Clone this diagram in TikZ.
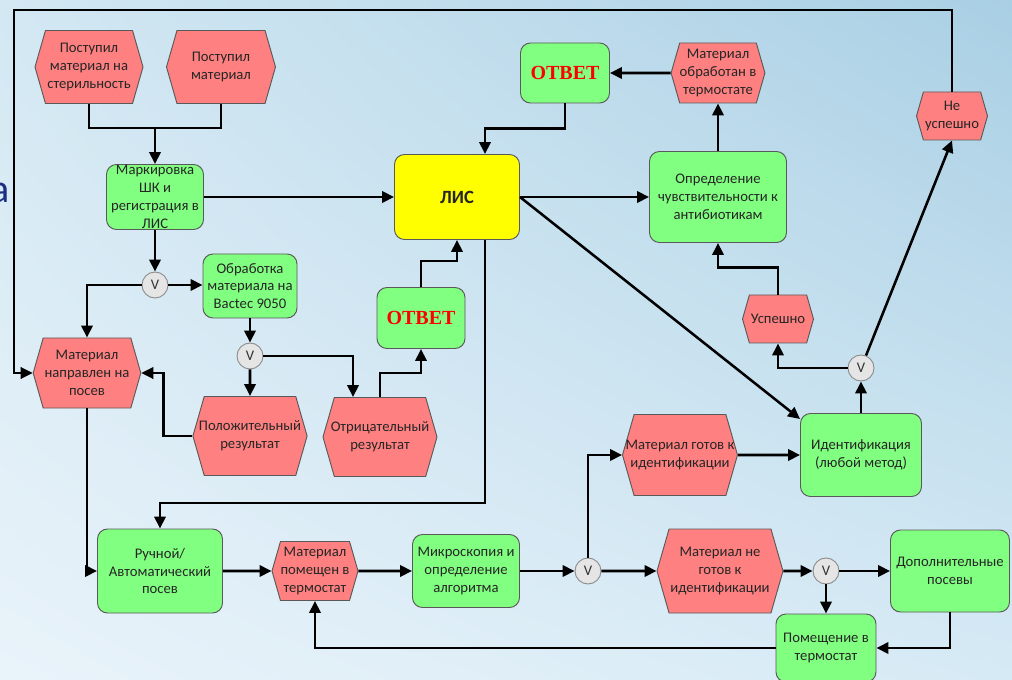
\documentclass[tikz,border=0pt]{standalone}
\usepackage{fontspec}
\setmainfont{Carlito}
\newfontfamily\timesfont{Liberation Serif}
\usetikzlibrary{arrows.meta, shapes.symbols, shadings, calc}
\definecolor{procgreen}{HTML}{80FF80}
\definecolor{eventred}{HTML}{FF8080}
\definecolor{lisyellow}{HTML}{FFFF00}
\definecolor{slideblue}{HTML}{1C2F82}
\definecolor{bgtl}{HTML}{D3E8F3}
\definecolor{bgtr}{HTML}{A9CFE4}
\definecolor{bgbl}{HTML}{E9F3FA}
\definecolor{bgbr}{HTML}{D6EAF5}

\begin{document}
\begin{tikzpicture}[x=0.75pt,y=-0.75pt,>={Triangle[length=9pt,width=8.5pt]},line width=1.9pt,
		font=\fontsize{11}{13.4}\selectfont,
		proc/.style={draw=black!65, line width=0.7pt, fill=procgreen, rounded corners=7.5pt, align=center, inner sep=1pt, text=black!85},
		event/.style={signal, signal to=west and east, signal pointer angle=148, draw=black!65, line width=0.7pt, fill=eventred, align=center, inner sep=1pt, text=black!85},
		vgate/.style={circle, draw=black!45, line width=0.7pt, fill=black!10, minimum size=19.5pt, inner sep=0pt, text=black!80},
		answer/.style={proc, font=\timesfont\bfseries\fontsize{15}{18}\selectfont, text=red}]
			\useasboundingbox (0,0) rectangle (1012,680);
			\shade[upper left=bgtl, upper right=bgtr, lower left=bgbl, lower right=bgbr] (0,0) rectangle (1012,680);
			\node[font=\fontsize{30}{36}\selectfont, text=slideblue, inner sep=0pt] (ttl) at (0,193) {а};

			\node[event, minimum width=81pt, minimum height=54.75pt]    (st)    at (89,67)   {Поступил\\материал на\\стерильность};
			\node[event, minimum width=81.75pt, minimum height=54.75pt] (pm)    at (221,67)  {Поступил\\материал};
			\node[proc, minimum width=72.75pt, minimum height=48.75pt, inner ysep=0pt] (mark) at (155,197) {Маркировка\\ШК и\\регистрация в\\ЛИС};
			\node[proc, fill=lisyellow, minimum width=93.75pt, minimum height=63.75pt, font=\bfseries\fontsize{14}{16}\selectfont] (lis) at (457,197) {ЛИС};
			\node[answer, minimum width=66.75pt, minimum height=45pt]   (otv1)  at (565,73)  {ОТВЕТ};
			\node[event, minimum width=67.5pt, minimum height=45pt, inner sep=0pt] (obr) at (718,73) {Материал\\обработан в\\термостате};
			\node[proc, minimum width=102.75pt, minimum height=68.25pt] (opr)   at (718,197) {Определение\\чувствительности к\\антибиотикам};
			\node[event, minimum width=53.25pt, minimum height=36pt]    (ne)    at (952,116) {Не\\успешно};
			\node[event, minimum width=53.25pt, minimum height=36pt]    (usp)   at (778,319) {Успешно};
			\node[vgate]                                                (v4)    at (861,368) {V};
			\node[proc, minimum width=90.75pt, minimum height=62.25pt]  (ident) at (861,455) {Идентификация\\(любой метод)};
			\node[vgate]                                                (v1)    at (155,285) {V};
			\node[proc, minimum width=70.5pt, minimum height=48pt]      (bact)  at (250,286) {Обработка\\материала на\\Bactec 9050};
			\node[event, minimum width=78pt, minimum height=52.5pt]     (nap)   at (87,373)  {Материал\\направлен на\\посев};
			\node[vgate]                                                (v2)    at (250,356) {V};
			\node[event, minimum width=85.5pt, minimum height=59.25pt, inner xsep=-4pt] (pos) at (250,436) {Положительный\\результат};
			\node[event, minimum width=85.5pt, minimum height=59.25pt, inner xsep=-4pt] (otr) at (380,437) {Отрицательный\\результат};
			\node[answer, minimum width=66pt, minimum height=45.75pt]   (otv2)  at (421,318) {ОТВЕТ};
			\node[proc, minimum width=93.75pt, minimum height=63pt]     (ruch)  at (160,571) {Ручной/\\Автоматический\\посев};
			\node[event, minimum width=64.5pt, minimum height=44.25pt, inner sep=0pt] (term) at (315,571) {Материал\\помещен в\\термостат};
			\node[proc, minimum width=80.25pt, minimum height=54.75pt]  (micro) at (466,571) {Микроскопия и\\определение\\алгоритма};
			\node[vgate]                                                (v3)    at (588,571) {V};
			\node[event, minimum width=86.25pt, minimum height=60.75pt, inner xsep=-7pt] (got) at (680,455) {Материал готов к\\идентификации};
			\node[event, minimum width=93pt, minimum height=63pt]       (neg)   at (720,571) {Материал не\\готов к\\идентификации};
			\node[vgate]                                                (v5)    at (826,571) {V};
			\node[proc, minimum width=89.25pt, minimum height=61.5pt]   (dop)   at (950,571) {Дополнительные\\посевы};
			\node[proc, minimum width=75pt, minimum height=51pt]        (pom)   at (826,648) {Помещение в\\термостат};

			\coordinate (j1) at (155,128);
			\coordinate (tl) at (14,10);

			\draw (st.south) |- (j1) -| (pm.south);
			\draw[->] (j1) -- (mark.north);
			\draw[->] (mark) -- (lis);
			\draw[->] (obr) -- (otv1);
			\draw[->] (otv1.south) -- ++(0,25) -| ($(lis.north)+(28,0)$);
			\draw[->] (lis) -- (opr);
			\draw[->] (opr) -- (obr);
			\draw[->] (lis.east) -- ($(ident.north west)+(0,6)$);
			\draw[->] (v4) -- (ne.south);
			\draw[->] (v4.west) -| (usp.south);
			\draw[->] (usp.north) -- ++(0,-27) -| (opr.south);
			\draw[->] (ident) -- (v4);
			\draw[->] (ne.north) |- (tl) |- (nap.west);
			\draw[->] (mark) -- (v1);
			\draw[->] (v1) -- (v1 -| bact.west);
			\draw[->] (v1.west) -| (nap.north);
			\draw[->] (bact) -- (v2);
			\draw[->] (v2) -- (pos);
			\draw[->] (v2.east) -| ($(otr.north)+(-27,0)$);
			\draw[->] (pos.west) -- ++(-29,0) |- (nap.east);
			\draw[->] (otr.north) -- ++(0,-24) -| (otv2.south);
			\draw[->] (otv2.north) -- ++(0,-26) -| (lis.south);
			\draw[->] ($(lis.south)+(28,0)$) -- ++(0,263) -| (ruch.north);
			\draw[->] (nap.south) |- (ruch.west);
			\draw[->] (ruch) -- (term);
			\draw[->] (term) -- (micro);
			\draw[->] (micro) -- (v3);
			\draw[->] (v3.north) |- (got.west);
			\draw[->] (got) -- (ident);
			\draw[->] (v3) -- (neg);
			\draw[->] (neg) -- (v5);
			\draw[->] (v5) -- (dop);
			\draw[->] (v5) -- (pom);
			\draw[->] (dop.south) |- (pom.east);
			\draw[->] (pom.west) -| (term.south);
		\end{tikzpicture}
\end{document}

==============================

• _REQUIREMENT_
Copy nothing but the lines from the first one in the listing through the line with "text=slideblue, inner sep=0pt]", and omit the pictures.

• _RESULT_
Clone this diagram in TikZ.
\documentclass[tikz,border=0pt]{standalone}
\usepackage{fontspec}
\setmainfont{Carlito}
\newfontfamily\timesfont{Liberation Serif}
\usetikzlibrary{arrows.meta, shapes.symbols, shadings, calc}
\definecolor{procgreen}{HTML}{80FF80}
\definecolor{eventred}{HTML}{FF8080}
\definecolor{lisyellow}{HTML}{FFFF00}
\definecolor{slideblue}{HTML}{1C2F82}
\definecolor{bgtl}{HTML}{D3E8F3}
\definecolor{bgtr}{HTML}{A9CFE4}
\definecolor{bgbl}{HTML}{E9F3FA}
\definecolor{bgbr}{HTML}{D6EAF5}

\begin{document}
\begin{tikzpicture}[x=0.75pt,y=-0.75pt,>={Triangle[length=9pt,width=8.5pt]},line width=1.9pt,
		font=\fontsize{11}{13.4}\selectfont,
		proc/.style={draw=black!65, line width=0.7pt, fill=procgreen, rounded corners=7.5pt, align=center, inner sep=1pt, text=black!85},
		event/.style={signal, signal to=west and east, signal pointer angle=148, draw=black!65, line width=0.7pt, fill=eventred, align=center, inner sep=1pt, text=black!85},
		vgate/.style={circle, draw=black!45, line width=0.7pt, fill=black!10, minimum size=19.5pt, inner sep=0pt, text=black!80},
		answer/.style={proc, font=\timesfont\bfseries\fontsize{15}{18}\selectfont, text=red}]
			\useasboundingbox (0,0) rectangle (1012,680);
			\shade[upper left=bgtl, upper right=bgtr, lower left=bgbl, lower right=bgbr] (0,0) rectangle (1012,680);
			\node[font=\fontsize{30}{36}\selectfont, text=slideblue, inner sep=0pt] (ttl) at (0,193) {а};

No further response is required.